The answer to that question may be revealed on May 8th in North Carolina. Lee Fang writes about an interesting Republican primary race in a congressional district where Walter Jones, the Republican incumbent who has bucked his party and Donald Trump on several issues, is being challenged by a lobbyist who accuses him of being disloyal to Trump.
Jones, who is in his 11th term in office, cuts an unlikely figure in Washington, D.C. He has fought for a higher minimum wage, tougher regulations on Wall Street, and stronger limits on big money in politics. He has called for restrictions on government surveillance, sharply criticized the leadership of his party for being too cozy with K Street lobbyists and corporate interests, and waged a one-man battle to rein in United States-backed wars raging throughout the Middle East. Though once a strong supporter of the Iraq War, Jones changed his tune as the disastrous war unfolded: “Lyndon Johnson’s probably rotting in hell right now because of the Vietnam War, and he probably needs to move over for Dick Cheney,” he once quipped.
These sorts of strident positions have put him at odds with Republican-aligned special interest groups and the GOP establishment over the years, with party leadership at one point revoking a plum committee assignment, and also dispatching a parade of Washington insiders to undermine him in his Republican primary. Jones has beaten back every attempt in the past, but faces a spirited challenge again this year.
For two consecutive cycles in 2012 and 2014, a Republican operative named Taylor Griffin challenged Jones using a similar playbook. Griffin, who previously worked at a public relations firm for the banking industry, claimed Jones was too liberal and too friendly with Democrats. Super PACs, Wall Street PACs, GOP leadership PACs, and undisclosed dark money from outside organizations, including pro-Israel groups, poured over $1 million into race to unseat Jones. As one of the only GOP lawmakers to vote for the post-financial crisis regulations on the banking sector, observers noted that the influx of financial industry cash appeared to be retribution by the industry over his maverick voting record.

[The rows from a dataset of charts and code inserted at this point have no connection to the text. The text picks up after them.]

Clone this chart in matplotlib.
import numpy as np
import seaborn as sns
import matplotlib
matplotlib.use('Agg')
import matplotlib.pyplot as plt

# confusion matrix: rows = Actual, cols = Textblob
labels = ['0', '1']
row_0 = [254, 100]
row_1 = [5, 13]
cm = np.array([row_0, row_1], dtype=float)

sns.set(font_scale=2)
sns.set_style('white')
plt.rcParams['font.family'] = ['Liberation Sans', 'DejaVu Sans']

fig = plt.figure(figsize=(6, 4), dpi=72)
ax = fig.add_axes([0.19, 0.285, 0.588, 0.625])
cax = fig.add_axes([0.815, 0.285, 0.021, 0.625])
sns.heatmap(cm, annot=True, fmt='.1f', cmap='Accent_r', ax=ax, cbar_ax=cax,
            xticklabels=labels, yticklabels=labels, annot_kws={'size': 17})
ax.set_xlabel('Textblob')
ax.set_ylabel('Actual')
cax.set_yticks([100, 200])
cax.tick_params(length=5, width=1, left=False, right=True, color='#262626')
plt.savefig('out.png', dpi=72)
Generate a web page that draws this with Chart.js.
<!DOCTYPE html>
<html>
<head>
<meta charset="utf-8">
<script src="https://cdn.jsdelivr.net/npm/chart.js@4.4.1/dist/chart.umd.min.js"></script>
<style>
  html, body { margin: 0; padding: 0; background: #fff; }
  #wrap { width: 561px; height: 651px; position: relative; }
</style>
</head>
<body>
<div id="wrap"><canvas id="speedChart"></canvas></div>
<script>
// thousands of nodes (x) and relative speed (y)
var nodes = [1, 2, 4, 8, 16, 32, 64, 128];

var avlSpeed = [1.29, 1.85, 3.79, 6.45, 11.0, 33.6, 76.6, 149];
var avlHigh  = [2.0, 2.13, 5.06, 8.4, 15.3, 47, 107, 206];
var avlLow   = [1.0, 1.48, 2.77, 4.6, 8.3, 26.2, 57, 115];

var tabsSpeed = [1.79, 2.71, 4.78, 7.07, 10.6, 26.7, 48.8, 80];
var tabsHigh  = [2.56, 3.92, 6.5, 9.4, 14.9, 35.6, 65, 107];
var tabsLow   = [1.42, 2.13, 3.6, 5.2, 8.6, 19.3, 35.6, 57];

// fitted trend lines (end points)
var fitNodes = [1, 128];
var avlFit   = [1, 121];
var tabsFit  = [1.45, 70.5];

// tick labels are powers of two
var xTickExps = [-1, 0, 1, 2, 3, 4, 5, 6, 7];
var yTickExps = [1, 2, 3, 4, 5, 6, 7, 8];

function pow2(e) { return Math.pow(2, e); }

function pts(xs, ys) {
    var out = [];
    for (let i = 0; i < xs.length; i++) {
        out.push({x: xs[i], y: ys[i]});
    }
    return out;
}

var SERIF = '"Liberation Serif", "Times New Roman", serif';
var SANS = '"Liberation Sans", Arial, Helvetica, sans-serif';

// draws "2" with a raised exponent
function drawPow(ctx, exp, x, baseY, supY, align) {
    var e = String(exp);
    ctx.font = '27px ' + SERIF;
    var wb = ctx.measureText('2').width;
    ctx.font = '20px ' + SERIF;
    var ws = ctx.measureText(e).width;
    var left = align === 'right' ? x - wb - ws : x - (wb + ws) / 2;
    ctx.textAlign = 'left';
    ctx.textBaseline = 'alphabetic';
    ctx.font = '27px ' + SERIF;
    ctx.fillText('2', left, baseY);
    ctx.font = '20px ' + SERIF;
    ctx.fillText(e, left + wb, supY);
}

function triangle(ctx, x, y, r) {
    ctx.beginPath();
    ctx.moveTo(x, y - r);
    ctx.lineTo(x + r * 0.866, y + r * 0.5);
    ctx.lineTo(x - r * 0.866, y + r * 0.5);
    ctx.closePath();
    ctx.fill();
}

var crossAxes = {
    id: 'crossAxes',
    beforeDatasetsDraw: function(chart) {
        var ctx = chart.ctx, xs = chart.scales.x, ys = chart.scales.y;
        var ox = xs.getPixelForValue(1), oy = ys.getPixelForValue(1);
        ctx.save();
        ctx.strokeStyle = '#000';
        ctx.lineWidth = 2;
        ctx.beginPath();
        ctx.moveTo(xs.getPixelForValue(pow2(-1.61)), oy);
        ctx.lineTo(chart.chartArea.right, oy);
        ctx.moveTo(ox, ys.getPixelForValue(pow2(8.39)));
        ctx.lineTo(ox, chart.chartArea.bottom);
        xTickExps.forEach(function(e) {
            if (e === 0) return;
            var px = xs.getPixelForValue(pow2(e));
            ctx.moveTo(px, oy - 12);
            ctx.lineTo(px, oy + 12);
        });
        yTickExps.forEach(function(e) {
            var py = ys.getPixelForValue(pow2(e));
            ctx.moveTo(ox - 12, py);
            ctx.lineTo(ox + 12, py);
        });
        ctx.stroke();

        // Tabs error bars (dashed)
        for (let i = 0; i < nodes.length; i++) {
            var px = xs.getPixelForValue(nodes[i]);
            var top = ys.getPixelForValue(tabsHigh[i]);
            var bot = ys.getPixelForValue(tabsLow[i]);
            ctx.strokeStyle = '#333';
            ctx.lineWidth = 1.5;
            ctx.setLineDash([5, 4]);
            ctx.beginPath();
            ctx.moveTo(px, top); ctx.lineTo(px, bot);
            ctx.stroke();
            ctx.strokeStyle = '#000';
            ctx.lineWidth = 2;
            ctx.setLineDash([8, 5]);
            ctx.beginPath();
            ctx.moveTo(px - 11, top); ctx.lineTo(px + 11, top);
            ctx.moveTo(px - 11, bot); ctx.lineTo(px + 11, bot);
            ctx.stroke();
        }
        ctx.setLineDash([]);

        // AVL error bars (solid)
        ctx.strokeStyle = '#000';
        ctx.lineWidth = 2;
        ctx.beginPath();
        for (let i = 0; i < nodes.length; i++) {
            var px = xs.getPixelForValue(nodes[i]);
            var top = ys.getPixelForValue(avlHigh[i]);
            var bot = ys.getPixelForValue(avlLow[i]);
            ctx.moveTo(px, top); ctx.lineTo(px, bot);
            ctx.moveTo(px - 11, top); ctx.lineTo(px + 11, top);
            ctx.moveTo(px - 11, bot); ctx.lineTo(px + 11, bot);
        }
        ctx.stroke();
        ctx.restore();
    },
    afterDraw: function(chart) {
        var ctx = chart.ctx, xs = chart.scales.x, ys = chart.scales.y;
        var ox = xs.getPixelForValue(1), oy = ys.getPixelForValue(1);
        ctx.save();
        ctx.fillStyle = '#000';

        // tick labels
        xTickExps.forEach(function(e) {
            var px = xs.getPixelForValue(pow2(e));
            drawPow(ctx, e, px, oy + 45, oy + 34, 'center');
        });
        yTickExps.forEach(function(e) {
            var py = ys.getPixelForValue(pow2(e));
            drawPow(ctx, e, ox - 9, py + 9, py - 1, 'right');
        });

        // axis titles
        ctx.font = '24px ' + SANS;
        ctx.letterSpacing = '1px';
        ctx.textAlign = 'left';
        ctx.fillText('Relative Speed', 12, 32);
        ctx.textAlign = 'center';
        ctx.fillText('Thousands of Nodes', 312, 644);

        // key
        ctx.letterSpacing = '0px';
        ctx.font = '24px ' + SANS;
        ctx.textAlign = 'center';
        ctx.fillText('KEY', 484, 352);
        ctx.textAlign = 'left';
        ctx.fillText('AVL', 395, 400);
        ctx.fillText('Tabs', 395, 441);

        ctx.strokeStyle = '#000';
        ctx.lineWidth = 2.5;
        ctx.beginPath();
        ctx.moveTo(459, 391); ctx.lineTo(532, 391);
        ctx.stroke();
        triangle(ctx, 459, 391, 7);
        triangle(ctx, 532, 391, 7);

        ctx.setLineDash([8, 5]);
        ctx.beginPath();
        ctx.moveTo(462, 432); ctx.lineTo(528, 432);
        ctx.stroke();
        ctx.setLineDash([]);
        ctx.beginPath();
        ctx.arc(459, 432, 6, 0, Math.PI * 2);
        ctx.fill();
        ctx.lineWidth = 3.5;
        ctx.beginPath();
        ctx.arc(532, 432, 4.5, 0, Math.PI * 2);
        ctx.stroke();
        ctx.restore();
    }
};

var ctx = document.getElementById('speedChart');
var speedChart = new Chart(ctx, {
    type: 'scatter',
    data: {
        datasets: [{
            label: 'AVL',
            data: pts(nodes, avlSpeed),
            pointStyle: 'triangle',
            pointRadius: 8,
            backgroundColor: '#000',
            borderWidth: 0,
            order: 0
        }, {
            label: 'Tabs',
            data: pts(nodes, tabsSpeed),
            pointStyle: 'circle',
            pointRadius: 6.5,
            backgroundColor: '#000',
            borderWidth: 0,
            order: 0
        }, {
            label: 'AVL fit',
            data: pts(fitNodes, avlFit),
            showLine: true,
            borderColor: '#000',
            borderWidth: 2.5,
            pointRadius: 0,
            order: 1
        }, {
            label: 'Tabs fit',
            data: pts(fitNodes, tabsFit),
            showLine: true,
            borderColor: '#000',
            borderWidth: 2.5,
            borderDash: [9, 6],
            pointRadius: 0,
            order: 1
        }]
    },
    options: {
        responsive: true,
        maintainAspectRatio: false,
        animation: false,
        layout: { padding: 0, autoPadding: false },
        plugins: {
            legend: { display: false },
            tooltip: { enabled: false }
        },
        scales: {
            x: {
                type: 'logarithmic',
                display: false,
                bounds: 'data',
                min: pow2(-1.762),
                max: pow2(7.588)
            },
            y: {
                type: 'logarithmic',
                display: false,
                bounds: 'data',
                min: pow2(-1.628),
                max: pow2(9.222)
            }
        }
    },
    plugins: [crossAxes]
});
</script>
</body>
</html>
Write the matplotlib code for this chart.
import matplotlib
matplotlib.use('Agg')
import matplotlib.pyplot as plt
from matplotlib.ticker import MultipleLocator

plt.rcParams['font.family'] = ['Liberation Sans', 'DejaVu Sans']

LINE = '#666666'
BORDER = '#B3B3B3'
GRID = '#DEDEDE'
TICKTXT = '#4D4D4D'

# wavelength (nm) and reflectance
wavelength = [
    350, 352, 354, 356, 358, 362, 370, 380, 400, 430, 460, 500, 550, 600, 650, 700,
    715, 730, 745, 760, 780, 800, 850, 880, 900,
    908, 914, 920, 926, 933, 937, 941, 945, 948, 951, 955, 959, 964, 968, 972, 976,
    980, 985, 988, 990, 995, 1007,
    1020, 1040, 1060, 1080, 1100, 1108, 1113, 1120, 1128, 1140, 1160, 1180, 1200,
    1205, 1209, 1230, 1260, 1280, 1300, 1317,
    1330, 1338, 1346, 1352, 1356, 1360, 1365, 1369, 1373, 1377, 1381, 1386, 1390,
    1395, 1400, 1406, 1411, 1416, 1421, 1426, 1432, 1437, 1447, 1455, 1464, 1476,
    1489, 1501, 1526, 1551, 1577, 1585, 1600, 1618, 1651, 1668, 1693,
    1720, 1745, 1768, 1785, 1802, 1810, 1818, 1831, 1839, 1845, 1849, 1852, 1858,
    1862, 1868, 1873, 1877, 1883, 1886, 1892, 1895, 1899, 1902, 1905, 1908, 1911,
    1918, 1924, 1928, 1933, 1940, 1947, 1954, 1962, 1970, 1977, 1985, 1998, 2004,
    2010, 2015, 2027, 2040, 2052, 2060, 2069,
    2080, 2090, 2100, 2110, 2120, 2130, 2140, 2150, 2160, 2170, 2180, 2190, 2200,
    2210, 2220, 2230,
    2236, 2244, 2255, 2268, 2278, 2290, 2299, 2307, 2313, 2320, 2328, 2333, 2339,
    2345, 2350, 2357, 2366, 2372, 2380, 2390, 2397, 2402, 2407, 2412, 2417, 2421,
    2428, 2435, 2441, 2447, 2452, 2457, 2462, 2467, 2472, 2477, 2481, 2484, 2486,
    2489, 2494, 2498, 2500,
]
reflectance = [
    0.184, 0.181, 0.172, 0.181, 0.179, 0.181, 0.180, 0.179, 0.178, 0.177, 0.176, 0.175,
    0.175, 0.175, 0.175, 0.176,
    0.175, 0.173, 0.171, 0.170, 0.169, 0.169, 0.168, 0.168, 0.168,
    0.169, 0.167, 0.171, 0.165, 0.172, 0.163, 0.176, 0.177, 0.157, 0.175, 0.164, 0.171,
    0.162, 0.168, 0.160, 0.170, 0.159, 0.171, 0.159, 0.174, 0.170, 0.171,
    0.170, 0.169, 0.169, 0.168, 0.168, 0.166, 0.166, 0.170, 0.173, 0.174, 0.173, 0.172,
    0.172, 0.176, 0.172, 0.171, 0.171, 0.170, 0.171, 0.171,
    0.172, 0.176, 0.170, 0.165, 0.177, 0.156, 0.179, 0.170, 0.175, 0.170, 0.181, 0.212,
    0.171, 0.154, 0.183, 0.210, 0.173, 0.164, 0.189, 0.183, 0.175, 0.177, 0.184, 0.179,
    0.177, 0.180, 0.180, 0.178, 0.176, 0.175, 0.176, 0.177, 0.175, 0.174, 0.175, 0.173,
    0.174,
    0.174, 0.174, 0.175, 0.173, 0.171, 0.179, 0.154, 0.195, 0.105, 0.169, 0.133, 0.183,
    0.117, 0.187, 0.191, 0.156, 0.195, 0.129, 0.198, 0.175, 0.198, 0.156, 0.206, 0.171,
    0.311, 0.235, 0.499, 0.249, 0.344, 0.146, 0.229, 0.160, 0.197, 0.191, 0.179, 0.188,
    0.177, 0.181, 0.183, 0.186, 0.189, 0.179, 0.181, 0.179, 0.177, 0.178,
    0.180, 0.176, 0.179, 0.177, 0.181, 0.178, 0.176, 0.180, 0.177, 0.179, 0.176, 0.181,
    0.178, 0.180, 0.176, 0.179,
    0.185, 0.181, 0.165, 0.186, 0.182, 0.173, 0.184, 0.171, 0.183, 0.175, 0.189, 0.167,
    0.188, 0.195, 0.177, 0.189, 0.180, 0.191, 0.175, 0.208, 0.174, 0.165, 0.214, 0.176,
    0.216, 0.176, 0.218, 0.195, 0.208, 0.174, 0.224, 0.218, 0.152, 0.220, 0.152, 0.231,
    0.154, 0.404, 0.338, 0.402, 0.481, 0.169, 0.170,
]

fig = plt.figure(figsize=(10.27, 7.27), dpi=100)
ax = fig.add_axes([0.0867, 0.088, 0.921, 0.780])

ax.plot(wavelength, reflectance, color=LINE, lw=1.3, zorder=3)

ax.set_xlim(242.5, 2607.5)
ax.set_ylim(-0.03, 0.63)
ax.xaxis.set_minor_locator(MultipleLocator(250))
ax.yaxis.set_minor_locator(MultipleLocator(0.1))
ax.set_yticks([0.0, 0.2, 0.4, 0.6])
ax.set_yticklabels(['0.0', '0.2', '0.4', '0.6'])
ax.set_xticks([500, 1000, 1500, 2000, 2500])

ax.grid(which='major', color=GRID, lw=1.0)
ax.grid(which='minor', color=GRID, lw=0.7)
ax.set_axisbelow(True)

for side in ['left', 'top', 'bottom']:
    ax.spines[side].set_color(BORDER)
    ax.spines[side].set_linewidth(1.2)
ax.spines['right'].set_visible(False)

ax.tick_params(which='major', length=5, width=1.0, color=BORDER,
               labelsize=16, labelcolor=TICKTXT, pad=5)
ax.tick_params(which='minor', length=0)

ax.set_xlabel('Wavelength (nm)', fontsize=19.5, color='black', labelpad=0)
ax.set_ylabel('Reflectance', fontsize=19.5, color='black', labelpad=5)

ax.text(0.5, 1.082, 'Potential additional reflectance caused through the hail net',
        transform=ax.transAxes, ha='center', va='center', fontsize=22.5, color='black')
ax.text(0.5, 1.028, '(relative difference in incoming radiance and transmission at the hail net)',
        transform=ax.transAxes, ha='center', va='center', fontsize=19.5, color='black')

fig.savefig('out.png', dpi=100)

In both races, though, Jones — who has deep roots in the district, having taken over his father’s congressional seat — emerged victorious.
The Republicans have lost congressional seats to Democrats in special elections suggesting that Trump’s appeal is wearing thin. But the primary races are where rue believers v show up and the result on May 8 will be interesting as a measure of whether he is losing support among the party faithful as well.
One party, one leader.
Someone used to say something like that.